PROVIDED MATERIAL:
◇ ◇ ◇ ◇

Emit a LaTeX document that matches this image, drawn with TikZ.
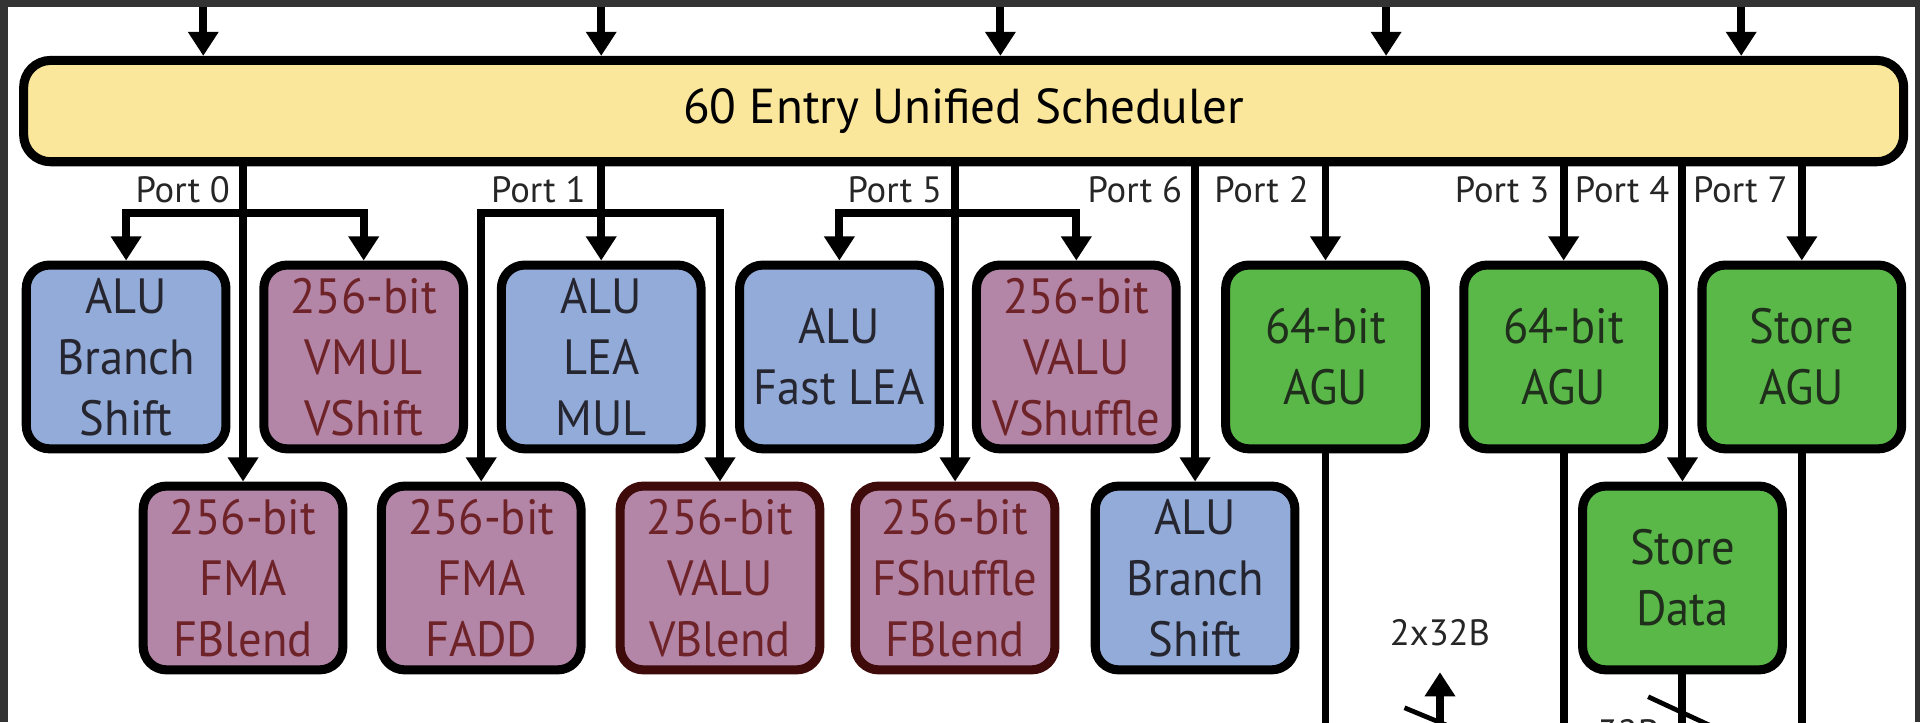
\documentclass[tikz,border=0pt]{standalone}
\usepackage{fontspec}
\setmainfont{PT Sans}
\newfontfamily\boxfont{PT Sans}[FakeStretch=0.94]
\usetikzlibrary{arrows.meta}
\definecolor{schedY}{HTML}{FBE79B}
\definecolor{aluB}{HTML}{93ABD9}
\definecolor{vecM}{HTML}{B385A6}
\definecolor{aguG}{HTML}{5AB849}
\definecolor{vecT}{HTML}{6E2328}
\definecolor{vecD}{HTML}{3E0A0A}
\definecolor{frameG}{HTML}{333333}
\definecolor{aluT}{HTML}{262630}
\definecolor{aguT}{HTML}{1F2F1C}
\tikzset{
  unitbox/.style={rounded corners=0.19cm, line width=2.1pt, minimum width=1.63cm,
    minimum height=1.5cm, align=center, inner sep=0pt,
    font=\boxfont\fontsize{11.5}{14.2}\selectfont},
  alubox/.style={unitbox, draw=black, fill=aluB, text=aluT},
  vecbox/.style={unitbox, draw=black, fill=vecM, text=vecT},
  vecboxd/.style={unitbox, draw=vecD, fill=vecM, text=vecT},
  agubox/.style={unitbox, draw=black, fill=aguG, text=aguT},
  conn/.style={line width=1.85pt, line join=miter},
  arr/.style={conn, -{Triangle[width=6.8pt,length=5.6pt]}},
  portlbl/.style={font=\fontsize{8.5}{10}\selectfont, anchor=east, inner sep=0pt, text=black!85},
  slash/.style={line width=1.1pt},
}
\begin{document}
\begin{tikzpicture}[x=0.01cm, y=-0.01cm]
\useasboundingbox (0,0) rectangle (1568,590);
\clip (0,0) rectangle (1568,590);
\fill[white] (0,0) rectangle (1568,590);

% scheduler
\node[draw=black, fill=schedY, line width=2.1pt, rounded corners=0.22cm,
      minimum width=15.345cm, minimum height=0.827cm, inner sep=0pt,
      font=\fontsize{11.4}{13}\selectfont] (sched) at (787,90.7) {60 Entry Unified Scheduler};

% top row
\node[alubox] (aluA) at (103,291.5) {ALU\\Branch\\Shift};
\node[vecbox] (vmul) at (297,291.5) {256-bit\\VMUL\\VShift};
\node[alubox] (aluB) at (491,291.5) {ALU\\LEA\\MUL};
\node[alubox] (aluC) at (685.5,291.5) {ALU\\Fast LEA};
\node[vecbox] (vshuf) at (879,291.5) {256-bit\\VALU\\VShuffle};
\node[agubox] (aguA) at (1082.5,291.5) {64-bit\\AGU};
\node[agubox] (aguB) at (1277,291.5) {64-bit\\AGU};
\node[agubox] (sagu) at (1471.5,291.5) {Store\\AGU};

% bottom row
\node[vecbox] (fmaA) at (198.5,472) {256-bit\\FMA\\FBlend};
\node[vecbox] (fmaB) at (393,472) {256-bit\\FMA\\FADD};
\node[vecboxd] (valuB) at (588,472) {256-bit\\VALU\\VBlend};
\node[vecboxd] (fshuf) at (780,472) {256-bit\\FShuffle\\FBlend};
\node[alubox] (aluD) at (976,472) {ALU\\Branch\\Shift};
\node[agubox] (sdata) at (1374,472) {Store\\Data};

% inputs from top
\coordinate (t1) at (166,0);
\coordinate (t2) at (491,0);
\coordinate (t3) at (817,0);
\coordinate (t4) at (1132,0);
\coordinate (t5) at (1422,0);
\foreach \t in {t1,t2,t3,t4,t5} \draw[arr] (\t) -- (\t |- sched.north);

% branch level
\coordinate (br) at (0,174);
\coordinate (lbly) at (0,155);

% Port 0
\draw[arr] (sched.south -| fmaA.north) -- (fmaA.north);
\draw[arr] (fmaA.north |- br) -| (aluA.north);
\draw[arr] (fmaA.north |- br) -| (vmul.north);
\node[portlbl] (p0) at ([xshift=-0.1cm]fmaA.north |- lbly) {Port 0};

% Port 1
\draw[arr] (sched.south -| aluB.north) -- (aluB.north);
\draw[arr] (aluB.north |- br) -| (fmaB.north);
\draw[arr] (aluB.north |- br) -| (valuB.north);
\node[portlbl] (p1) at ([xshift=-0.12cm]aluB.north |- lbly) {Port 1};

% Port 5
\draw[arr] (sched.south -| fshuf.north) -- (fshuf.north);
\draw[arr] (fshuf.north |- br) -| (aluC.north);
\draw[arr] (fshuf.north |- br) -| (vshuf.north);
\node[portlbl] (p5) at ([xshift=-0.1cm]fshuf.north |- lbly) {Port 5};

% Port 6
\draw[arr] (sched.south -| aluD.north) -- (aluD.north);
\node[portlbl] (p6) at ([xshift=-0.1cm]aluD.north |- lbly) {Port 6};

% Port 2
\draw[arr] (sched.south -| aguA.north) -- (aguA.north);
\node[portlbl] (p2) at ([xshift=-0.13cm]aguA.north |- lbly) {Port 2};

% Port 3
\draw[arr] (sched.south -| aguB.north) -- (aguB.north);
\node[portlbl] (p3) at ([xshift=-0.11cm]aguB.north |- lbly) {Port 3};

% Port 4
\draw[arr] (sched.south -| sdata.north) -- (sdata.north);
\node[portlbl] (p4) at ([xshift=-0.1cm]sdata.north |- lbly) {Port 4};

% Port 7
\draw[arr] (sched.south -| sagu.north) -- (sagu.north);
\node[portlbl] (p7) at ([xshift=-0.11cm]sagu.north |- lbly) {Port 7};

% outputs down
\coordinate (bot) at (0,600);
\draw[conn] (aguA.south) -- (aguA.south |- bot);
\draw[conn] (aguB.south) -- (aguB.south |- bot);
\draw[conn] (sagu.south) -- (sagu.south |- bot);
\draw[conn] (sdata.south) -- (sdata.south |- bot);

% 2x32B bus
\node[font=\fontsize{8.5}{10}\selectfont, text=black!85] (bw) at (1176,517) {2x32B};
\coordinate (ubase) at (1176,600);
\coordinate (utip) at (1176,549);
\draw[arr] (ubase) -- (utip);
\coordinate (s1a) at (1147,578);
\coordinate (s1b) at (1205,602);
\draw[slash] (s1a) -- (s1b);
\coordinate (s2a) at (1346,569);
\coordinate (s2b) at (1402,595);
\draw[slash] (s2a) -- (s2b);
\node[font=\fontsize{8.5}{10}\selectfont, text=black!85] (bw2) at (1330,598) {32B};

% frame
\fill[frameG] (0,0) rectangle (1568,6);
\fill[frameG] (0,0) rectangle (6.5,590);
\fill[frameG] (1564,0) rectangle (1568,590);
\end{tikzpicture}
\end{document}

◇ ◇ ◇ ◇

PROBLEM DETAILS: Please transcribe the material above exactly as written. Leave the pictures out.

EXERCISE SOLUTION:
Emit a LaTeX document that matches this image, drawn with TikZ.
\documentclass[tikz,border=0pt]{standalone}
\usepackage{fontspec}
\setmainfont{PT Sans}
\newfontfamily\boxfont{PT Sans}[FakeStretch=0.94]
\usetikzlibrary{arrows.meta}
\definecolor{schedY}{HTML}{FBE79B}
\definecolor{aluB}{HTML}{93ABD9}
\definecolor{vecM}{HTML}{B385A6}
\definecolor{aguG}{HTML}{5AB849}
\definecolor{vecT}{HTML}{6E2328}
\definecolor{vecD}{HTML}{3E0A0A}
\definecolor{frameG}{HTML}{333333}
\definecolor{aluT}{HTML}{262630}
\definecolor{aguT}{HTML}{1F2F1C}
\tikzset{
  unitbox/.style={rounded corners=0.19cm, line width=2.1pt, minimum width=1.63cm,
    minimum height=1.5cm, align=center, inner sep=0pt,
    font=\boxfont\fontsize{11.5}{14.2}\selectfont},
  alubox/.style={unitbox, draw=black, fill=aluB, text=aluT},
  vecbox/.style={unitbox, draw=black, fill=vecM, text=vecT},
  vecboxd/.style={unitbox, draw=vecD, fill=vecM, text=vecT},
  agubox/.style={unitbox, draw=black, fill=aguG, text=aguT},
  conn/.style={line width=1.85pt, line join=miter},
  arr/.style={conn, -{Triangle[width=6.8pt,length=5.6pt]}},
  portlbl/.style={font=\fontsize{8.5}{10}\selectfont, anchor=east, inner sep=0pt, text=black!85},
  slash/.style={line width=1.1pt},
}
\begin{document}
\begin{tikzpicture}[x=0.01cm, y=-0.01cm]
\useasboundingbox (0,0) rectangle (1568,590);
\clip (0,0) rectangle (1568,590);
\fill[white] (0,0) rectangle (1568,590);

% scheduler
\node[draw=black, fill=schedY, line width=2.1pt, rounded corners=0.22cm,
      minimum width=15.345cm, minimum height=0.827cm, inner sep=0pt,
      font=\fontsize{11.4}{13}\selectfont] (sched) at (787,90.7) {60 Entry Unified Scheduler};

% top row
\node[alubox] (aluA) at (103,291.5) {ALU\\Branch\\Shift};
\node[vecbox] (vmul) at (297,291.5) {256-bit\\VMUL\\VShift};
\node[alubox] (aluB) at (491,291.5) {ALU\\LEA\\MUL};
\node[alubox] (aluC) at (685.5,291.5) {ALU\\Fast LEA};
\node[vecbox] (vshuf) at (879,291.5) {256-bit\\VALU\\VShuffle};
\node[agubox] (aguA) at (1082.5,291.5) {64-bit\\AGU};
\node[agubox] (aguB) at (1277,291.5) {64-bit\\AGU};
\node[agubox] (sagu) at (1471.5,291.5) {Store\\AGU};

% bottom row
\node[vecbox] (fmaA) at (198.5,472) {256-bit\\FMA\\FBlend};
\node[vecbox] (fmaB) at (393,472) {256-bit\\FMA\\FADD};
\node[vecboxd] (valuB) at (588,472) {256-bit\\VALU\\VBlend};
\node[vecboxd] (fshuf) at (780,472) {256-bit\\FShuffle\\FBlend};
\node[alubox] (aluD) at (976,472) {ALU\\Branch\\Shift};
\node[agubox] (sdata) at (1374,472) {Store\\Data};

% inputs from top
\coordinate (t1) at (166,0);
\coordinate (t2) at (491,0);
\coordinate (t3) at (817,0);
\coordinate (t4) at (1132,0);
\coordinate (t5) at (1422,0);
\foreach \t in {t1,t2,t3,t4,t5} \draw[arr] (\t) -- (\t |- sched.north);

% branch level
\coordinate (br) at (0,174);
\coordinate (lbly) at (0,155);

% Port 0
\draw[arr] (sched.south -| fmaA.north) -- (fmaA.north);
\draw[arr] (fmaA.north |- br) -| (aluA.north);
\draw[arr] (fmaA.north |- br) -| (vmul.north);
\node[portlbl] (p0) at ([xshift=-0.1cm]fmaA.north |- lbly) {Port 0};

% Port 1
\draw[arr] (sched.south -| aluB.north) -- (aluB.north);
\draw[arr] (aluB.north |- br) -| (fmaB.north);
\draw[arr] (aluB.north |- br) -| (valuB.north);
\node[portlbl] (p1) at ([xshift=-0.12cm]aluB.north |- lbly) {Port 1};

% Port 5
\draw[arr] (sched.south -| fshuf.north) -- (fshuf.north);
\draw[arr] (fshuf.north |- br) -| (aluC.north);
\draw[arr] (fshuf.north |- br) -| (vshuf.north);
\node[portlbl] (p5) at ([xshift=-0.1cm]fshuf.north |- lbly) {Port 5};

% Port 6
\draw[arr] (sched.south -| aluD.north) -- (aluD.north);
\node[portlbl] (p6) at ([xshift=-0.1cm]aluD.north |- lbly) {Port 6};

% Port 2
\draw[arr] (sched.south -| aguA.north) -- (aguA.north);
\node[portlbl] (p2) at ([xshift=-0.13cm]aguA.north |- lbly) {Port 2};

% Port 3
\draw[arr] (sched.south -| aguB.north) -- (aguB.north);
\node[portlbl] (p3) at ([xshift=-0.11cm]aguB.north |- lbly) {Port 3};

% Port 4
\draw[arr] (sched.south -| sdata.north) -- (sdata.north);
\node[portlbl] (p4) at ([xshift=-0.1cm]sdata.north |- lbly) {Port 4};

% Port 7
\draw[arr] (sched.south -| sagu.north) -- (sagu.north);
\node[portlbl] (p7) at ([xshift=-0.11cm]sagu.north |- lbly) {Port 7};

% outputs down
\coordinate (bot) at (0,600);
\draw[conn] (aguA.south) -- (aguA.south |- bot);
\draw[conn] (aguB.south) -- (aguB.south |- bot);
\draw[conn] (sagu.south) -- (sagu.south |- bot);
\draw[conn] (sdata.south) -- (sdata.south |- bot);

% 2x32B bus
\node[font=\fontsize{8.5}{10}\selectfont, text=black!85] (bw) at (1176,517) {2x32B};
\coordinate (ubase) at (1176,600);
\coordinate (utip) at (1176,549);
\draw[arr] (ubase) -- (utip);
\coordinate (s1a) at (1147,578);
\coordinate (s1b) at (1205,602);
\draw[slash] (s1a) -- (s1b);
\coordinate (s2a) at (1346,569);
\coordinate (s2b) at (1402,595);
\draw[slash] (s2a) -- (s2b);
\node[font=\fontsize{8.5}{10}\selectfont, text=black!85] (bw2) at (1330,598) {32B};

% frame
\fill[frameG] (0,0) rectangle (1568,6);
\fill[frameG] (0,0) rectangle (6.5,590);
\fill[frameG] (1564,0) rectangle (1568,590);
\end{tikzpicture}
\end{document}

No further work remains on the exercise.